### Source code of charts
┏━━
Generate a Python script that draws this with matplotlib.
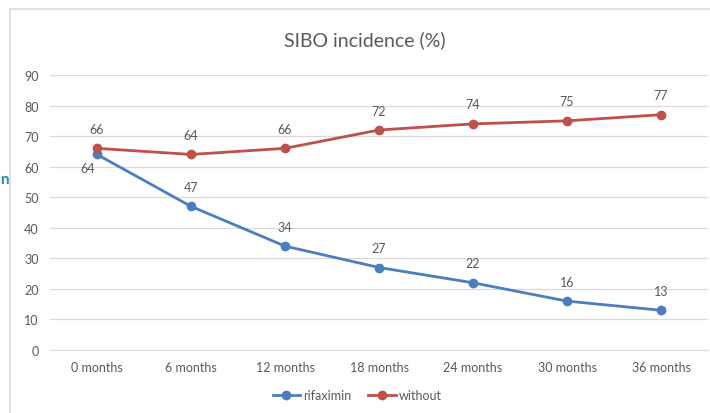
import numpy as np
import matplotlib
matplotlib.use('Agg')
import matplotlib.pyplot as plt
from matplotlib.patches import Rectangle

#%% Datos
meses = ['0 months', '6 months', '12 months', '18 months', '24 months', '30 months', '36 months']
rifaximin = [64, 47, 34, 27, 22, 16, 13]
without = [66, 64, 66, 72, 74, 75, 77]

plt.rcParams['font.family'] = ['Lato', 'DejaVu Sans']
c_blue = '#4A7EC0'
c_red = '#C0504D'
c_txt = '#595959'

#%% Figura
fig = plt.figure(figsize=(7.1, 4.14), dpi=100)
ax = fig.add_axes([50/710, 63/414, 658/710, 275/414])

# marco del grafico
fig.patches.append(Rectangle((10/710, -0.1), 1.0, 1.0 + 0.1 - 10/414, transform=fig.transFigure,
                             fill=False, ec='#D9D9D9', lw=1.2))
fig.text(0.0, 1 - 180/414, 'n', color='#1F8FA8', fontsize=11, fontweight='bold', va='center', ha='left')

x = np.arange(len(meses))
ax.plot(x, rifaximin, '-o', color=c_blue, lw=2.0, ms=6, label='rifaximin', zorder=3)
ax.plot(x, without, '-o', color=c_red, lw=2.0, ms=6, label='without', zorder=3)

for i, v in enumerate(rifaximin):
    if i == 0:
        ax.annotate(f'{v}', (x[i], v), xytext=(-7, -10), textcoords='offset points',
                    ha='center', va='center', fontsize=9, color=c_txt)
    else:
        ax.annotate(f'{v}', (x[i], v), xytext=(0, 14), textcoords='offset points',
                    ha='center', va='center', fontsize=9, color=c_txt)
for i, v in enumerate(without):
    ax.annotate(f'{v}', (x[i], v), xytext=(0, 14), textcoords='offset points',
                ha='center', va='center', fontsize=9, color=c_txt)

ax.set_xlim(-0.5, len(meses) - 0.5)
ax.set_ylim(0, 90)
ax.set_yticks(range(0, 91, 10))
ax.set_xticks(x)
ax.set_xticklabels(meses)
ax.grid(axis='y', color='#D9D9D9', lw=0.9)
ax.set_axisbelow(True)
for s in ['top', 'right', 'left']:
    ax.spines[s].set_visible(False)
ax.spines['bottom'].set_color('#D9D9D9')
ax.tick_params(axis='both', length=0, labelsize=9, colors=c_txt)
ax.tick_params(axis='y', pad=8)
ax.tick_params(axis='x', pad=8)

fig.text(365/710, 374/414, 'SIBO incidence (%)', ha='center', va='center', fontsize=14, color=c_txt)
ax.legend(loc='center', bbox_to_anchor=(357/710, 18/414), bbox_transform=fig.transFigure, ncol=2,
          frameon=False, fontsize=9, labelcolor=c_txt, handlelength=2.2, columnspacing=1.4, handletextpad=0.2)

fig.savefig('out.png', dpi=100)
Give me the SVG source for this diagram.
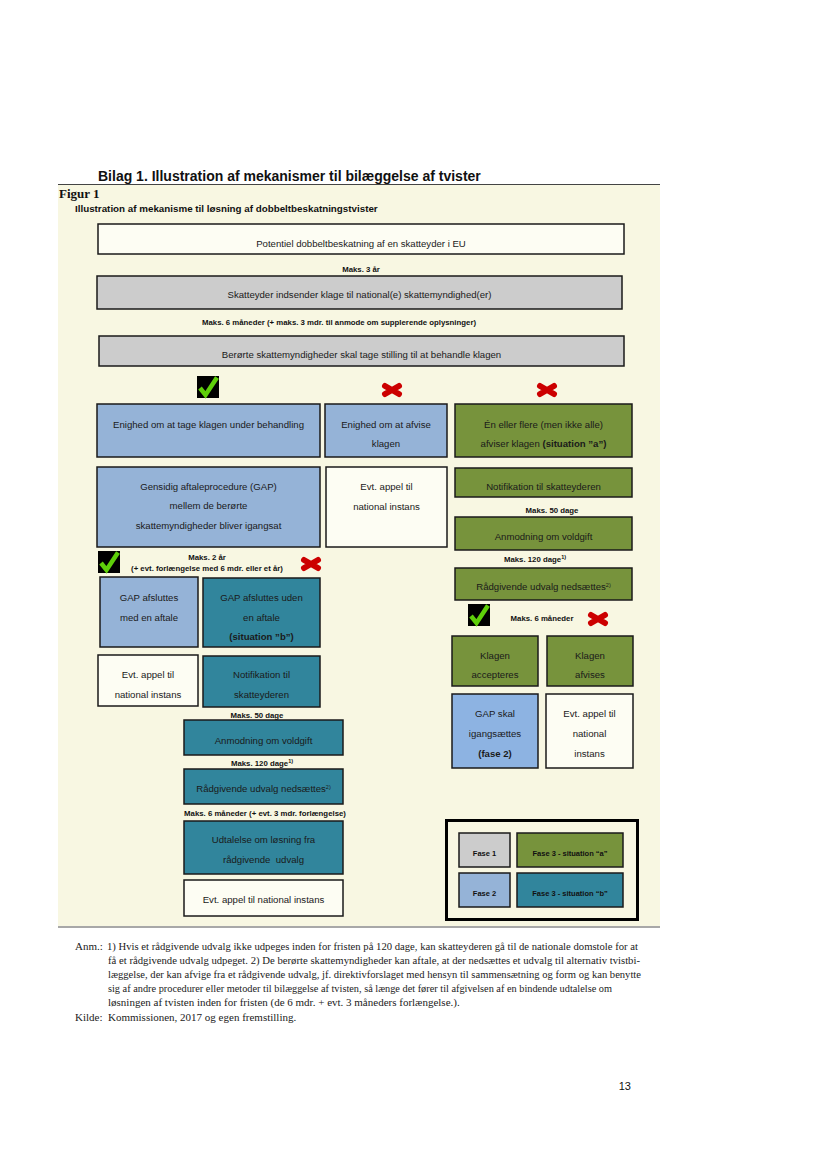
┗━━
### Task prompt
From the listing, copy each line containing the word "matplotlib".

### Correct result
Generate a Python script that draws this with matplotlib.
import matplotlib
matplotlib.use('Agg')
import matplotlib.pyplot as plt
from matplotlib.patches import Rectangle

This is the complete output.